#### [Requirement]
Output every entry exactly as written, skipping any pictures.

#### Material to process ####

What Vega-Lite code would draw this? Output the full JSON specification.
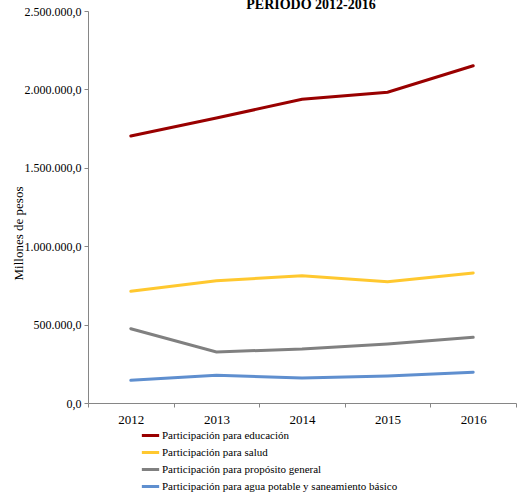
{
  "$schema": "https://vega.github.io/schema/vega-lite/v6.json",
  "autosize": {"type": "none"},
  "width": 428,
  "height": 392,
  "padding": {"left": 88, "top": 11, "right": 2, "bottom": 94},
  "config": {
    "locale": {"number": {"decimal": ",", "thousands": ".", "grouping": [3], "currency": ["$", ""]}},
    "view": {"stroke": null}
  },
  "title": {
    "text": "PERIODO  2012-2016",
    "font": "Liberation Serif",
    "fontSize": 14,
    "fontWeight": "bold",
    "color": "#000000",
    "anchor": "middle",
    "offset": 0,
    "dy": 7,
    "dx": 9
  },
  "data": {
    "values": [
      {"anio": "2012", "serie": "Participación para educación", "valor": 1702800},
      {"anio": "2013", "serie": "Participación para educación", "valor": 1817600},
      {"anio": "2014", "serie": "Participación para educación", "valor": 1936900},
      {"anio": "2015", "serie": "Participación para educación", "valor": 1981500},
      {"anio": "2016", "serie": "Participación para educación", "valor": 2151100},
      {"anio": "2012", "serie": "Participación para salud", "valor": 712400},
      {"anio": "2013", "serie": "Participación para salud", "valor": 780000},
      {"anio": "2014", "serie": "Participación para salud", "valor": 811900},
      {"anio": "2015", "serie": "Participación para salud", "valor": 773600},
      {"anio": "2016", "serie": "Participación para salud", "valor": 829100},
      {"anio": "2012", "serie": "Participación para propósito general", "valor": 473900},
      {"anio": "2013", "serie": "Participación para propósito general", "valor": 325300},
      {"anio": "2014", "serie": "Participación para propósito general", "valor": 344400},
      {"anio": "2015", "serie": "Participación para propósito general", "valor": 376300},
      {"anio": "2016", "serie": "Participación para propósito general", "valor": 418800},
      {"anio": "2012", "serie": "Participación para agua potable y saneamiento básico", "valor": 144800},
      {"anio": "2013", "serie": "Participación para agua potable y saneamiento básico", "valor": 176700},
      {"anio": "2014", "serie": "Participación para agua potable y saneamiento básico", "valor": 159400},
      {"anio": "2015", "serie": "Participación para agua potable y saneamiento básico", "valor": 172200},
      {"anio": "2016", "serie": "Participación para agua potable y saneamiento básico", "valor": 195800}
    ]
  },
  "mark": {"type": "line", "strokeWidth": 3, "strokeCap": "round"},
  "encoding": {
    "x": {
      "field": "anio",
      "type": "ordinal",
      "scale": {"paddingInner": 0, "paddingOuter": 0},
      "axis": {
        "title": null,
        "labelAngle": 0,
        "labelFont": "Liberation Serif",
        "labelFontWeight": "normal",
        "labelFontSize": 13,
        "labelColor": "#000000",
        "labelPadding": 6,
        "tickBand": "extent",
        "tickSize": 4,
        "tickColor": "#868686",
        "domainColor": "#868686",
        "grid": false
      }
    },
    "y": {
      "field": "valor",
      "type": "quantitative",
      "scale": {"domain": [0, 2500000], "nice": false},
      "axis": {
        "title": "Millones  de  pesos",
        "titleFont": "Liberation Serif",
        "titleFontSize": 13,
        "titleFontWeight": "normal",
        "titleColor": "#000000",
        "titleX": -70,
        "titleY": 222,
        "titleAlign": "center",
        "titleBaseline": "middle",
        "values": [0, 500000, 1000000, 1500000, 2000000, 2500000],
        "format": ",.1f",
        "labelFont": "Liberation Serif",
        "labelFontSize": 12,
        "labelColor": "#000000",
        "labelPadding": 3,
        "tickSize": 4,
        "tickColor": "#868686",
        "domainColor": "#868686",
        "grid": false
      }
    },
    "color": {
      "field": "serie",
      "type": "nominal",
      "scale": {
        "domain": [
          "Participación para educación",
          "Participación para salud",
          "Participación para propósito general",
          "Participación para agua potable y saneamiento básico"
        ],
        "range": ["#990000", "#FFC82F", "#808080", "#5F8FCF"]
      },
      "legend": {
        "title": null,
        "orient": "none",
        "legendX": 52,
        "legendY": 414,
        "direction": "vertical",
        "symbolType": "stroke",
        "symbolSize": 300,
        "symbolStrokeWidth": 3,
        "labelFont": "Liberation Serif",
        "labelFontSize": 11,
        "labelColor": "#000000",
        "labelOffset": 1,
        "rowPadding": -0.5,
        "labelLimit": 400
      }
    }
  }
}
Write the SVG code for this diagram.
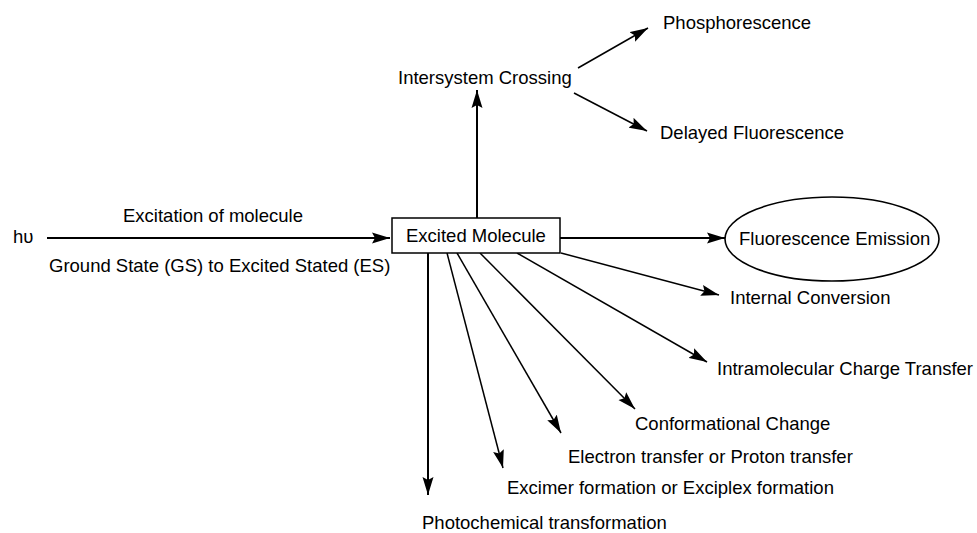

####

#### [The output]
What Vega-Lite code would draw this? Output the full JSON specification.
{
  "$schema": "https://vega.github.io/schema/vega-lite/v6.json",
  "autosize": {"type": "none"},
  "width": 428,
  "height": 392,
  "padding": {"left": 88, "top": 11, "right": 2, "bottom": 94},
  "config": {
    "locale": {"number": {"decimal": ",", "thousands": ".", "grouping": [3], "currency": ["$", ""]}},
    "view": {"stroke": null}
  },
  "title": {
    "text": "PERIODO  2012-2016",
    "font": "Liberation Serif",
    "fontSize": 14,
    "fontWeight": "bold",
    "color": "#000000",
    "anchor": "middle",
    "offset": 0,
    "dy": 7,
    "dx": 9
  },
  "data": {
    "values": [
      {"anio": "2012", "serie": "Participación para educación", "valor": 1702800},
      {"anio": "2013", "serie": "Participación para educación", "valor": 1817600},
      {"anio": "2014", "serie": "Participación para educación", "valor": 1936900},
      {"anio": "2015", "serie": "Participación para educación", "valor": 1981500},
      {"anio": "2016", "serie": "Participación para educación", "valor": 2151100},
      {"anio": "2012", "serie": "Participación para salud", "valor": 712400},
      {"anio": "2013", "serie": "Participación para salud", "valor": 780000},
      {"anio": "2014", "serie": "Participación para salud", "valor": 811900},
      {"anio": "2015", "serie": "Participación para salud", "valor": 773600},
      {"anio": "2016", "serie": "Participación para salud", "valor": 829100},
      {"anio": "2012", "serie": "Participación para propósito general", "valor": 473900},
      {"anio": "2013", "serie": "Participación para propósito general", "valor": 325300},
      {"anio": "2014", "serie": "Participación para propósito general", "valor": 344400},
      {"anio": "2015", "serie": "Participación para propósito general", "valor": 376300},
      {"anio": "2016", "serie": "Participación para propósito general", "valor": 418800},
      {"anio": "2012", "serie": "Participación para agua potable y saneamiento básico", "valor": 144800},
      {"anio": "2013", "serie": "Participación para agua potable y saneamiento básico", "valor": 176700},
      {"anio": "2014", "serie": "Participación para agua potable y saneamiento básico", "valor": 159400},
      {"anio": "2015", "serie": "Participación para agua potable y saneamiento básico", "valor": 172200},
      {"anio": "2016", "serie": "Participación para agua potable y saneamiento básico", "valor": 195800}
    ]
  },
  "mark": {"type": "line", "strokeWidth": 3, "strokeCap": "round"},
  "encoding": {
    "x": {
      "field": "anio",
      "type": "ordinal",
      "scale": {"paddingInner": 0, "paddingOuter": 0},
      "axis": {
        "title": null,
        "labelAngle": 0,
        "labelFont": "Liberation Serif",
        "labelFontWeight": "normal",
        "labelFontSize": 13,
        "labelColor": "#000000",
        "labelPadding": 6,
        "tickBand": "extent",
        "tickSize": 4,
        "tickColor": "#868686",
        "domainColor": "#868686",
        "grid": false
      }
    },
    "y": {
      "field": "valor",
      "type": "quantitative",
      "scale": {"domain": [0, 2500000], "nice": false},
      "axis": {
        "title": "Millones  de  pesos",
        "titleFont": "Liberation Serif",
        "titleFontSize": 13,
        "titleFontWeight": "normal",
        "titleColor": "#000000",
        "titleX": -70,
        "titleY": 222,
        "titleAlign": "center",
        "titleBaseline": "middle",
        "values": [0, 500000, 1000000, 1500000, 2000000, 2500000],
        "format": ",.1f",
        "labelFont": "Liberation Serif",
        "labelFontSize": 12,
        "labelColor": "#000000",
        "labelPadding": 3,
        "tickSize": 4,
        "tickColor": "#868686",
        "domainColor": "#868686",
        "grid": false
      }
    },
    "color": {
      "field": "serie",
      "type": "nominal",
      "scale": {
        "domain": [
          "Participación para educación",
          "Participación para salud",
          "Participación para propósito general",
          "Participación para agua potable y saneamiento básico"
        ],
        "range": ["#990000", "#FFC82F", "#808080", "#5F8FCF"]
      },
      "legend": {
        "title": null,
        "orient": "none",
        "legendX": 52,
        "legendY": 414,
        "direction": "vertical",
        "symbolType": "stroke",
        "symbolSize": 300,
        "symbolStrokeWidth": 3,
        "labelFont": "Liberation Serif",
        "labelFontSize": 11,
        "labelColor": "#000000",
        "labelOffset": 1,
        "rowPadding": -0.5,
        "labelLimit": 400
      }
    }
  }
}
Write the SVG code for this diagram.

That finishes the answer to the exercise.